Source code of charts
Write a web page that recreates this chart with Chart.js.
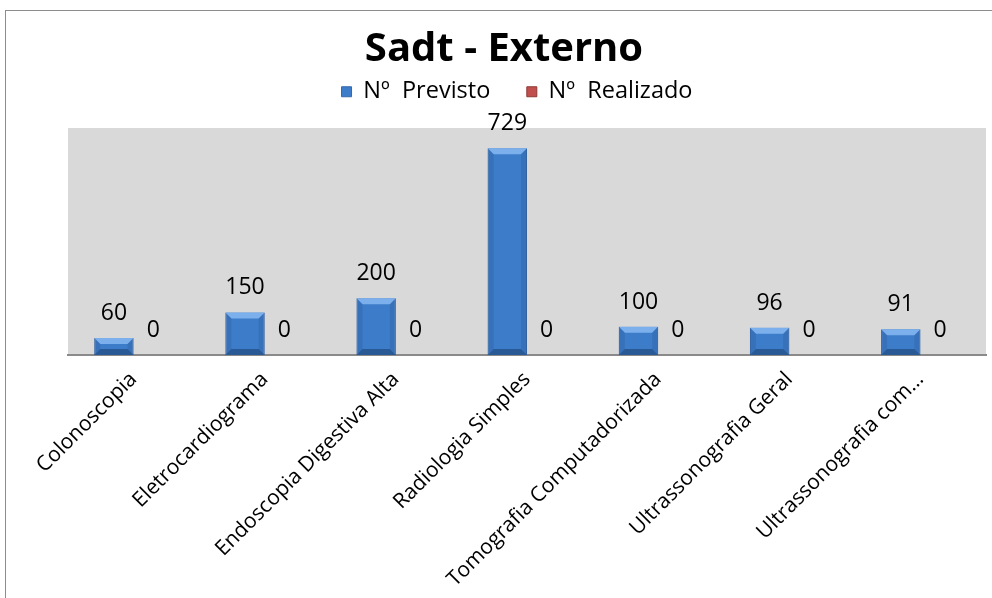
<!DOCTYPE html>
<html>
<head>
<meta charset="utf-8">
<script src="https://cdn.jsdelivr.net/npm/chart.js@4/dist/chart.umd.min.js"></script>
<style>
  html, body { margin: 0; padding: 0; background: #fff; overflow: hidden; }
  #frame { position: absolute; left: 5px; top: 10px; width: 1000px; height: 600px; border: 1px solid #8c8c8c; }
  #wrap { position: absolute; left: 0; top: 0; width: 992px; height: 598px; }
</style>
</head>
<body>
<div id="frame"></div>
<div id="wrap"><canvas id="c" width="992" height="598"></canvas></div>
<script>
const categories = ["Colonoscopia", "Eletrocardiograma", "Endoscopia Digestiva Alta", "Radiologia Simples", "Tomografia Computadorizada", "Ultrassonografia Geral", "Ultrassonografia com…"];
const previsto = [60, 150, 200, 729, 100, 96, 91];
const realizado = [0, 0, 0, 0, 0, 0, 0];
const seriesNames = ["Nº  Previsto", "Nº  Realizado"];
const yMax = 800;

const FONT = "'Open Sans'";

// gray plot background
const plotBg = {
  id: "plotBg",
  beforeDraw(chart) {
    const { ctx, chartArea: a } = chart;
    ctx.save();
    ctx.fillStyle = "#d9d9d9";
    ctx.fillRect(a.left, a.top, a.right - a.left, a.bottom - a.top);
    ctx.restore();
  }
};

// legend: fixed block height, title/legend nudged to where the original sits
const headerTweak = {
  id: "headerTweak",
  afterInit(chart) {
    const lg = chart.legend;
    const fit = lg.fit;
    lg.fit = function () {
      fit.call(this);
      this.height = 54;
    };
  },
  afterLayout(chart) {
    chart.titleBlock.left -= 23;
    chart.titleBlock.right -= 23;
    chart.legend.left -= 10;
    chart.legend.right -= 10;
  }
};

// excel-ish bevel on the bars
const bevel = {
  id: "bevel",
  afterDatasetsDraw(chart) {
    const ctx = chart.ctx;
    chart.data.datasets.forEach((ds, i) => {
      const meta = chart.getDatasetMeta(i);
      meta.data.forEach(bar => {
        const l = bar.x - bar.width / 2, r = bar.x + bar.width / 2;
        const t = Math.min(bar.y, bar.base), b = Math.max(bar.y, bar.base);
        const h = b - t;
        if (h < 1) return;
        const d = Math.min(6, h / 2, bar.width / 4);
        ctx.save();
        ctx.fillStyle = ds.bevelLight;
        ctx.beginPath();
        ctx.moveTo(l, t); ctx.lineTo(r, t); ctx.lineTo(r - d, t + d); ctx.lineTo(l + d, t + d); ctx.closePath();
        ctx.fill();
        ctx.fillStyle = ds.bevelDark;
        ctx.beginPath();
        ctx.moveTo(l, b); ctx.lineTo(r, b); ctx.lineTo(r - d, b - d); ctx.lineTo(l + d, b - d); ctx.closePath();
        ctx.fill();
        ctx.globalAlpha = 0.3;
        ctx.beginPath();
        ctx.moveTo(l, t); ctx.lineTo(l + d, t + d); ctx.lineTo(l + d, b - d); ctx.lineTo(l, b); ctx.closePath();
        ctx.fill();
        ctx.beginPath();
        ctx.moveTo(r, t); ctx.lineTo(r - d, t + d); ctx.lineTo(r - d, b - d); ctx.lineTo(r, b); ctx.closePath();
        ctx.fill();
        ctx.restore();
      });
    });
  }
};

// value labels above each bar
const valueLabels = {
  id: "valueLabels",
  afterDatasetsDraw(chart) {
    const ctx = chart.ctx;
    ctx.save();
    ctx.fillStyle = "#000";
    ctx.font = "23px " + FONT;
    ctx.textAlign = "center";
    ctx.textBaseline = "alphabetic";
    chart.data.datasets.forEach((ds, i) => {
      chart.getDatasetMeta(i).data.forEach((bar, j) => {
        ctx.fillText(String(ds.data[j]), bar.x, Math.min(bar.y, bar.base) - 18);
      });
    });
    ctx.restore();
  }
};

new Chart(document.getElementById("c").getContext("2d"), {
  type: "bar",
  data: {
    labels: categories,
    datasets: [
      {
        label: seriesNames[0],
        data: previsto,
        backgroundColor: "#3d7cc9",
        borderColor: "#3468ab",
        borderWidth: 1,
        bevelLight: "#7cb0ec",
        bevelDark: "#2a5a96",
        categoryPercentage: 0.6,
        barPercentage: 1.0
      },
      {
        label: seriesNames[1],
        data: realizado,
        backgroundColor: "#c0504d",
        borderColor: "#8c3836",
        borderWidth: 1,
        bevelLight: "#e08a88",
        bevelDark: "#8c3836",
        categoryPercentage: 0.6,
        barPercentage: 1.0
      }
    ]
  },
  options: {
    responsive: false,
    animation: false,
    layout: { padding: { left: 68, right: 6, top: 26, bottom: 0 } },
    plugins: {
      title: {
        display: true,
        text: "Sadt - Externo",
        color: "#000",
        font: { family: FONT, size: 40, weight: "bold" },
        padding: { top: 0, bottom: 0 }
      },
      legend: {
        labels: {
          color: "#000",
          font: { family: FONT, size: 23.5 },
          boxWidth: 10,
          boxHeight: 10,
          padding: 6,
          generateLabels(chart) {
            const items = Chart.defaults.plugins.legend.labels.generateLabels(chart);
            items.forEach((it, i) => { if (i < items.length - 1) it.text += "     "; });
            return items;
          }
        }
      },
      tooltip: { enabled: false }
    },
    scales: {
      x: {
        grid: { display: false, drawTicks: false },
        border: { color: "#8a8a8a", width: 2 },
        ticks: {
          color: "#000",
          font: { family: FONT, size: 21 },
          maxRotation: 45,
          minRotation: 45,
          autoSkip: false,
          padding: 12
        },
        afterFit(s) { s.height = 243; }
      },
      y: { display: false, min: 0, max: yMax }
    }
  },
  plugins: [plotBg, headerTweak, bevel, valueLabels]
});
</script>
</body>
</html>
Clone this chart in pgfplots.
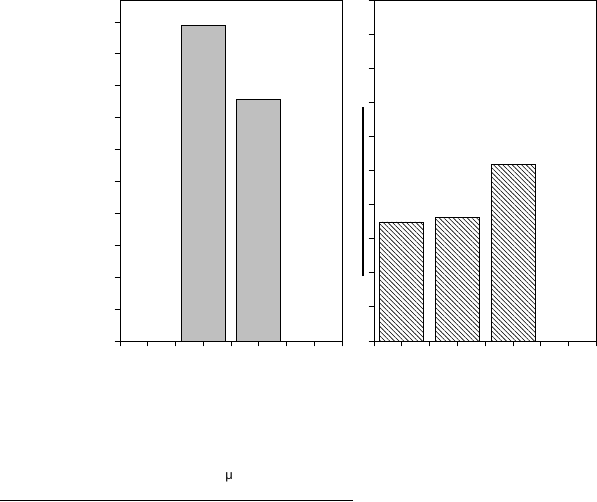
\documentclass[border=0pt]{standalone}
\usepackage{pgfplots}
\pgfplotsset{compat=1.18}
\usetikzlibrary{patterns.meta}
\usepackage{fontspec}
\setmainfont{Liberation Sans}
\begin{document}
\begin{tikzpicture}[x=1pt,y=1pt]
\useasboundingbox (0,0) rectangle (597,502);
\pgfplotsset{
  myax/.style={
    scale only axis,
    axis line style={line width=0.9pt},
    every tick/.style={black, line width=0.8pt},
    tick align=outside,
    major tick length=5.5pt,
    xtick pos=bottom, ytick pos=left,
    xmin=0.5, xmax=4.5, ymin=0,
    xtick={0.5,1,...,4.5},
    xticklabels={}, yticklabels={},
    ybar, bar shift=0pt, bar width=44pt,
    clip=false,
  }
}
\begin{axis}[myax, at={(120pt,161pt)}, anchor=south west,
  width=222pt, height=341pt, ymax=5.345,
  ytick={0,0.5,...,5}]
\addplot[draw=black, line width=0.8pt, fill=black!25] coordinates {(2,4.95) (3,3.79)};
\end{axis}
\begin{axis}[myax, at={(374pt,161pt)}, anchor=south west,
  width=222.5pt, height=341pt, ymax=10,
  ytick={0,1,...,10}]
\addplot[draw=black, line width=0.8pt,
  pattern={Lines[angle=-45, distance=3.3pt, line width=0.55pt]}, pattern color=black]
  coordinates {(1,3.49) (2,3.61) (3,5.19)};
\draw[line width=1.3pt] (axis description cs:-0.05,0.19) -- (axis description cs:-0.05,0.687);
\end{axis}
\node[font=\fontsize{13}{14}\selectfont] at (229,25) {μ};
\draw[line width=1pt] (0,1) -- (353,1);
\end{tikzpicture}
\end{document}
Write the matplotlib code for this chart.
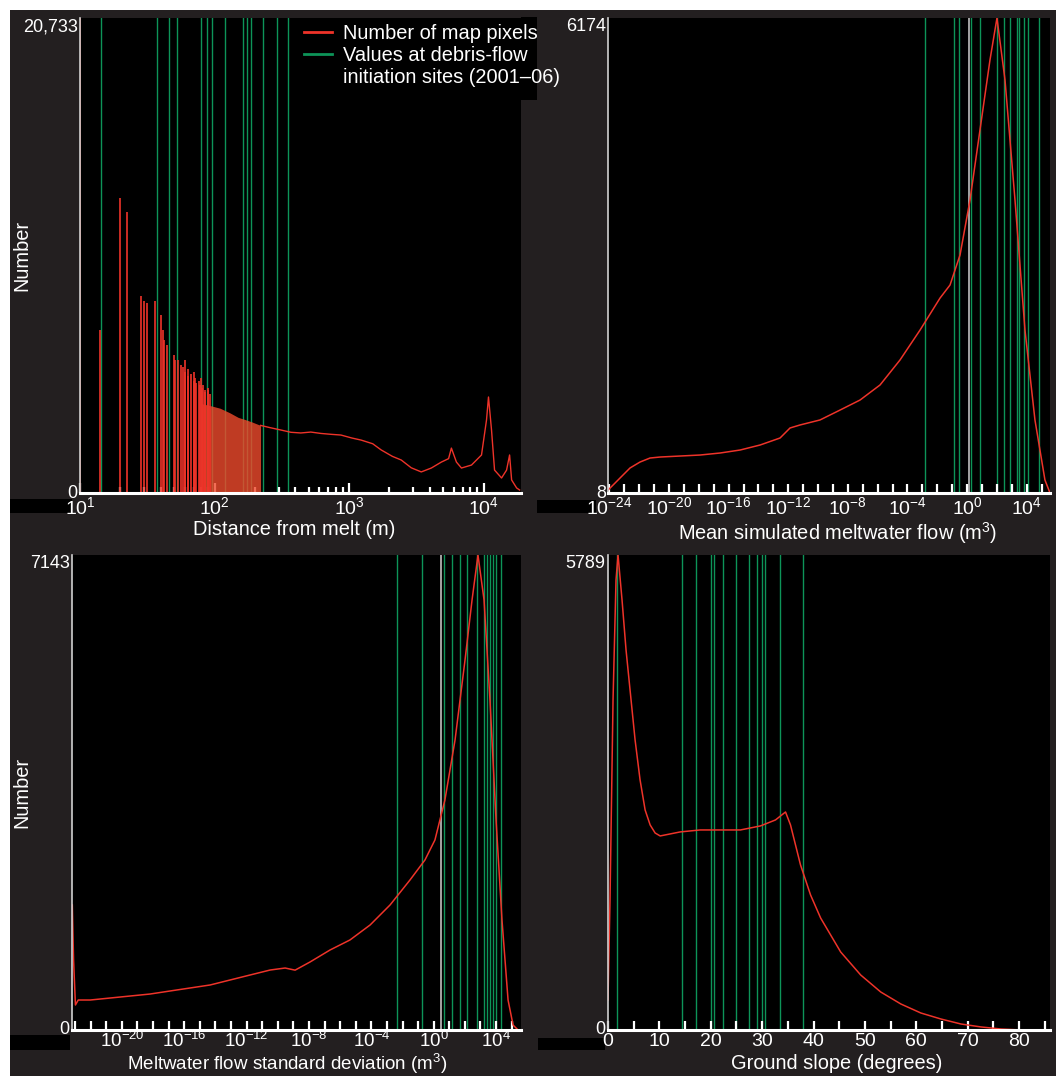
import numpy as np
import matplotlib
matplotlib.use('Agg')
import matplotlib.pyplot as plt
from matplotlib.patches import Rectangle
from matplotlib.lines import Line2D
import matplotlib.ticker as mticker

plt.rcParams['font.family'] = ['Liberation Sans', 'DejaVu Sans']
plt.rcParams['mathtext.fontset'] = 'custom'
plt.rcParams['mathtext.rm'] = 'Liberation Sans'
plt.rcParams['mathtext.it'] = 'Liberation Sans:italic'
plt.rcParams['mathtext.bf'] = 'Liberation Sans:bold'

# ---------------- data ----------------
# Panel 1: distance from melt (m)
dist_spike_m = [10, 14.14, 20, 22.36, 28.28, 30, 31.62, 36.06, 40, 41.23, 42.43, 44.72,
                50, 50.99, 53.85, 56.57, 58.31, 60, 60.83, 63.25, 64.03, 67.08, 70, 70.71,
                72.11, 72.8, 76.16, 78.1, 80, 80.62, 82.46, 84.85, 85.44, 89.44, 90, 92.2]
dist_spike_n = [20733, 7100, 12860, 12250, 8590, 8400, 8300, 8400, 7770, 7110, 6680, 6460,
                6020, 5800, 5800, 5590, 5500, 5800, 5300, 5400, 5100, 5200, 5300, 4900,
                5000, 4800, 4900, 4700, 5000, 4600, 4700, 4500, 4400, 4600, 4500, 4300]
dist_band_m = [80, 95, 110, 130, 150, 170, 190, 220]
dist_band_n = [3900, 3800, 3700, 3500, 3300, 3200, 3100, 2950]
dist_curve_m = [220, 260, 311, 370, 438, 520, 618, 740, 871, 1050, 1230, 1500, 1734, 2100,
                2445, 2903, 3446, 4092, 4860, 5500, 5770, 6290, 6856, 8140, 9664, 10530,
                10890, 11470, 12080, 13620, 14840, 15630, 16180, 17630, 18560]
dist_curve_n = [2950, 2850, 2750, 2650, 2620, 2660, 2600, 2560, 2530, 2400, 2310, 2150,
                1880, 1600, 1440, 1100, 920, 1090, 1350, 1500, 1960, 1350, 1090, 1220,
                1660, 3190, 4190, 2750, 1000, 655, 1000, 1660, 570, 220, 130]
dist_sites_m = [14.35, 37.6, 46.1, 52.7, 79.6, 88.6, 96.1, 118.8, 161.8, 173.3, 185.7,
                228.2, 290.2, 350.5]

# Panel 2: mean simulated meltwater flow, exponent of m^3
mean_exp = [-24.09, -23.29, -22.62, -21.95, -21.28, -20.6, -19.26, -17.92, -16.58, -15.23,
            -13.89, -12.55, -11.88, -11.21, -9.87, -8.52, -7.18, -5.84, -4.5, -3.15,
            -1.81, -1.14, -0.47, 0.2, 0.87, 1.54, 2.01, 2.55, 3.22, 3.89, 4.56, 5.23, 5.57]
mean_n = [47, 203, 333, 410, 462, 475, 488, 501, 527, 566, 631, 722, 852, 891, 956, 1085,
          1215, 1410, 1734, 2124, 2539, 2708, 3097, 3811, 4720, 5628, 6174, 5369, 3811,
          2124, 956, 177, 8]
mean_sites_exp = [-2.82, -0.85, -0.52, 0.27, 0.87, 2.03, 2.48, 2.89, 3.34, 3.49, 3.85,
                  4.11, 4.83]
mean_site_grey_exp = [0.13]

# Panel 3: meltwater flow standard deviation, exponent of m^3
sd_exp = [-23.18, -23.1, -22.98, -22.8, -22.03, -20.75, -19.47, -18.19, -16.9, -15.62,
          -14.34, -13.06, -11.78, -10.49, -9.53, -8.89, -7.93, -6.65, -5.37, -4.08, -2.8,
          -1.52, -0.56, 0.08, 0.72, 1.37, 2.01, 2.46, 2.84, 3.23, 3.61, 4.0, 4.38, 4.77,
          5.09, 5.41]
sd_n = [1880, 1053, 376, 451, 451, 481, 511, 541, 587, 632, 677, 752, 827, 902, 932, 900,
        1023, 1203, 1354, 1579, 1880, 2256, 2557, 2858, 3459, 4362, 5565, 6467, 7143,
        6467, 4963, 3158, 1654, 451, 75, 0]
sd_sites_exp = [-2.35, -0.75, 0.67, 1.17, 1.69, 2.13, 2.78, 3.22, 3.42, 3.61, 3.8, 4.0, 4.3]
sd_site_grey_exp = [0.47]

# Panel 4: ground slope (degrees)
slope_deg = [0, 0.39, 0.98, 1.56, 1.95, 2.73, 3.51, 4.29, 5.27, 6.24, 7.22, 8.2, 9.17,
             10.15, 14.05, 17.95, 21.85, 25.76, 29.66, 32.59, 34.54, 35.51, 37.46, 39.41,
             41.37, 45.27, 49.17, 53.07, 56.98, 60.88, 64.78, 68.68, 72.59, 76.49, 80.39]
slope_n = [366, 1585, 4023, 5486, 5789, 5242, 4632, 4145, 3535, 3048, 2682, 2499, 2401,
           2365, 2414, 2438, 2438, 2438, 2487, 2560, 2657, 2499, 2011, 1646, 1365, 951,
           670, 463, 317, 207, 134, 73, 37, 12, 0]
slope_sites_deg = [1.76, 14.4, 17.1, 20.0, 20.6, 22.4, 25.0, 27.5, 28.9, 29.9, 30.6,
                   33.4, 37.9]

y_top = [20733, 6174, 7143, 5789]
y_bottom = [0, 8, 0, 0]
y_top_labels = ['20,733', '6174', '7143', '5789']
y_bottom_labels = ['0', '8', '0', '0']
x_labels = ['Distance from melt (m)', 'Mean simulated meltwater flow (m$^3$)',
            'Meltwater flow standard deviation (m$^3$)', 'Ground slope (degrees)']
legend_labels = ['Number of map pixels', 'Values at debris-flow',
                 'initiation sites (2001\u201306)']

# ---------------- styling ----------------
BG = '#231f20'
RED = '#ee3329'
GREEN = '#0d9458'
W, H = 1056, 1076
FS = 14.4
TFS = 14

fig = plt.figure(figsize=(W / 100, H / 100), dpi=100, facecolor=BG)


def frect(x0, y0, x1, y1, color):
    fig.patches.append(Rectangle((x0 / W, 1 - y1 / H), (x1 - x0) / W, (y1 - y0) / H,
                                 transform=fig.transFigure, facecolor=color,
                                 edgecolor='none', zorder=-1))


frect(0, 0, W, 10, 'white')
frect(0, 0, 10, H, 'white')
frect(10, 499, 72, 513, 'black')
frect(537, 500, 596, 513, 'black')
frect(10, 1035, 70, 1050, 'black')
frect(538, 1038, 605, 1050, 'black')
frect(521, 17, 537, 100, 'black')


def add_ax(x0, y0, x1, y1):
    ax = fig.add_axes([x0 / W, 1 - y1 / H, (x1 - x0) / W, (y1 - y0) / H])
    ax.set_facecolor('black')
    for s in ['top', 'right']:
        ax.spines[s].set_visible(False)
    ax.spines['bottom'].set_color('white')
    ax.spines['bottom'].set_linewidth(2.2)
    ax.spines['left'].set_color('#d0d0d0')
    ax.spines['left'].set_linewidth(1.2)
    ax.tick_params(axis='x', which='both', direction='in', colors='white', width=1.6,
                   labelsize=TFS, pad=2.5)
    ax.tick_params(axis='x', which='major', length=6.5)
    ax.tick_params(axis='x', which='minor', length=6.5)
    ax.tick_params(axis='y', which='both', length=0, labelleft=False)
    return ax


ax1 = add_ax(80, 18, 521, 493)
ax2 = add_ax(608, 18, 1050, 493)
ax3 = add_ax(72, 555, 521, 1030)
ax4 = add_ax(608, 555, 1050, 1030)
axes = [ax1, ax2, ax3, ax4]

# Panel 1
ax1.set_xscale('log')
for d in dist_sites_m:
    ax1.axvline(d, color=GREEN, lw=1.0, zorder=1)
ax1.fill_between(dist_band_m, 0, dist_band_n, color='#f04a2c', lw=0, alpha=0.8, zorder=2)
ax1.vlines(dist_spike_m, 0, dist_spike_n, color=RED, lw=1.2, zorder=2)
ax1.plot(dist_curve_m, dist_curve_n, color=RED, lw=1.0, zorder=2)
ax1.set_xlim(10, 19000)
ax1.xaxis.set_major_locator(mticker.LogLocator(base=10, numticks=10))
ax1.xaxis.set_minor_locator(mticker.LogLocator(base=10, subs=np.arange(2, 10), numticks=10))
ax1.xaxis.set_minor_formatter(mticker.NullFormatter())
ax1.tick_params(axis='x', which='major', length=7.5)
ax1.tick_params(axis='x', which='minor', length=4)

# Panel 2
ax2.set_xscale('log')
for e in mean_sites_exp:
    ax2.axvline(10.0 ** e, color=GREEN, lw=1.0, zorder=1)
for e in mean_site_grey_exp:
    ax2.axvline(10.0 ** e, color='#bfbfbf', lw=1.2, zorder=1)
ax2.plot(10.0 ** np.array(mean_exp), mean_n, color=RED, lw=1.1, zorder=2)
ax2.set_xlim(10 ** -24.1, 10 ** 5.57)

# Panel 3
ax3.set_xscale('log')
for e in sd_sites_exp:
    ax3.axvline(10.0 ** e, color=GREEN, lw=1.0, zorder=1)
for e in sd_site_grey_exp:
    ax3.axvline(10.0 ** e, color='#bfbfbf', lw=1.2, zorder=1)
ax3.plot(10.0 ** np.array(sd_exp), sd_n, color=RED, lw=1.1, zorder=2)
ax3.set_xlim(10 ** -23.2, 10 ** 5.6)
ax3.tick_params(axis='x', which='both', pad=1.0, labelsize=13.5)

for ax, lo, hi in [(ax2, -24, 5), (ax3, -23, 5)]:
    dec = np.arange(lo, hi + 1)
    ax.xaxis.set_minor_locator(mticker.FixedLocator(10.0 ** dec))
    ax.xaxis.set_minor_formatter(mticker.NullFormatter())
    labs = [d for d in dec if d % 4 == 0]
    ax.xaxis.set_major_locator(mticker.FixedLocator(10.0 ** np.array(labs, dtype=float)))
    ax.xaxis.set_major_formatter(mticker.FixedFormatter(
        ['$10^{%d}$' % d if d >= 0 else '$10^{\u2212%d}$' % (-d) for d in labs]))

# Panel 4
for s in slope_sites_deg:
    ax4.axvline(s, color=GREEN, lw=1.0, zorder=1)
ax4.plot(slope_deg, slope_n, color=RED, lw=1.1, zorder=2)
ax4.set_xlim(0, 86)
ax4.xaxis.set_major_locator(mticker.MultipleLocator(10))
ax4.xaxis.set_minor_locator(mticker.MultipleLocator(5))

xlabel_x = [0.485, 0.52, 0.479, 0.518]
xlabel_y = [-0.057, -0.057, -0.047, -0.05]
xlabel_fs = [FS, FS, 13.5, FS]
for ax, yt, yb, lt, lb, xl, lx, ly, lf in zip(axes, y_top, y_bottom, y_top_labels,
                                              y_bottom_labels, x_labels, xlabel_x,
                                              xlabel_y, xlabel_fs):
    ax.set_ylim(yb, yt)
    ax.text(-0.005, 1.0, lt, transform=ax.transAxes, ha='right', va='top',
            color='white', fontsize=13)
    ax.text(-0.005, 0.0, lb, transform=ax.transAxes, ha='right', va='center',
            color='white', fontsize=13)
    ax.set_xlabel(xl, color='white', fontsize=lf)
    ax.xaxis.set_label_coords(lx, ly)

ax1.set_ylabel('Number', color='white', fontsize=FS)
ax1.yaxis.set_label_coords(-49 / 441, 0.5)
ax3.set_ylabel('Number', color='white', fontsize=FS)
ax3.yaxis.set_label_coords(-41 / 449, 0.5)

handles = [Line2D([], [], color=RED, lw=2), Line2D([], [], color=GREEN, lw=2),
           Line2D([], [], color='none')]
leg = ax1.legend(handles, legend_labels, loc='upper left',
                 bbox_to_anchor=(304 / W, 1 - 24 / H), bbox_transform=fig.transFigure,
                 frameon=False, fontsize=FS, handlelength=1.4, handletextpad=0.55,
                 labelspacing=0.14, borderaxespad=0, borderpad=0, labelcolor='white')

fig.savefig('out.png', dpi=100, facecolor=BG)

• _Short exercise_: Both the line containing "Clone this chart in pgfplots." and the line containing "import matplotlib.ticker as mticker" belong in the copy, along with every line between them. Reproduce that stretch exactly, without the pictures.

• _Reply_:
Clone this chart in pgfplots.
\documentclass[border=0pt]{standalone}
\usepackage{pgfplots}
\pgfplotsset{compat=1.18}
\usetikzlibrary{patterns.meta}
\usepackage{fontspec}
\setmainfont{Liberation Sans}
\begin{document}
\begin{tikzpicture}[x=1pt,y=1pt]
\useasboundingbox (0,0) rectangle (597,502);
\pgfplotsset{
  myax/.style={
    scale only axis,
    axis line style={line width=0.9pt},
    every tick/.style={black, line width=0.8pt},
    tick align=outside,
    major tick length=5.5pt,
    xtick pos=bottom, ytick pos=left,
    xmin=0.5, xmax=4.5, ymin=0,
    xtick={0.5,1,...,4.5},
    xticklabels={}, yticklabels={},
    ybar, bar shift=0pt, bar width=44pt,
    clip=false,
  }
}
\begin{axis}[myax, at={(120pt,161pt)}, anchor=south west,
  width=222pt, height=341pt, ymax=5.345,
  ytick={0,0.5,...,5}]
\addplot[draw=black, line width=0.8pt, fill=black!25] coordinates {(2,4.95) (3,3.79)};
\end{axis}
\begin{axis}[myax, at={(374pt,161pt)}, anchor=south west,
  width=222.5pt, height=341pt, ymax=10,
  ytick={0,1,...,10}]
\addplot[draw=black, line width=0.8pt,
  pattern={Lines[angle=-45, distance=3.3pt, line width=0.55pt]}, pattern color=black]
  coordinates {(1,3.49) (2,3.61) (3,5.19)};
\draw[line width=1.3pt] (axis description cs:-0.05,0.19) -- (axis description cs:-0.05,0.687);
\end{axis}
\node[font=\fontsize{13}{14}\selectfont] at (229,25) {μ};
\draw[line width=1pt] (0,1) -- (353,1);
\end{tikzpicture}
\end{document}
Write the matplotlib code for this chart.
import numpy as np
import matplotlib
matplotlib.use('Agg')
import matplotlib.pyplot as plt
from matplotlib.patches import Rectangle
from matplotlib.lines import Line2D
import matplotlib.ticker as mticker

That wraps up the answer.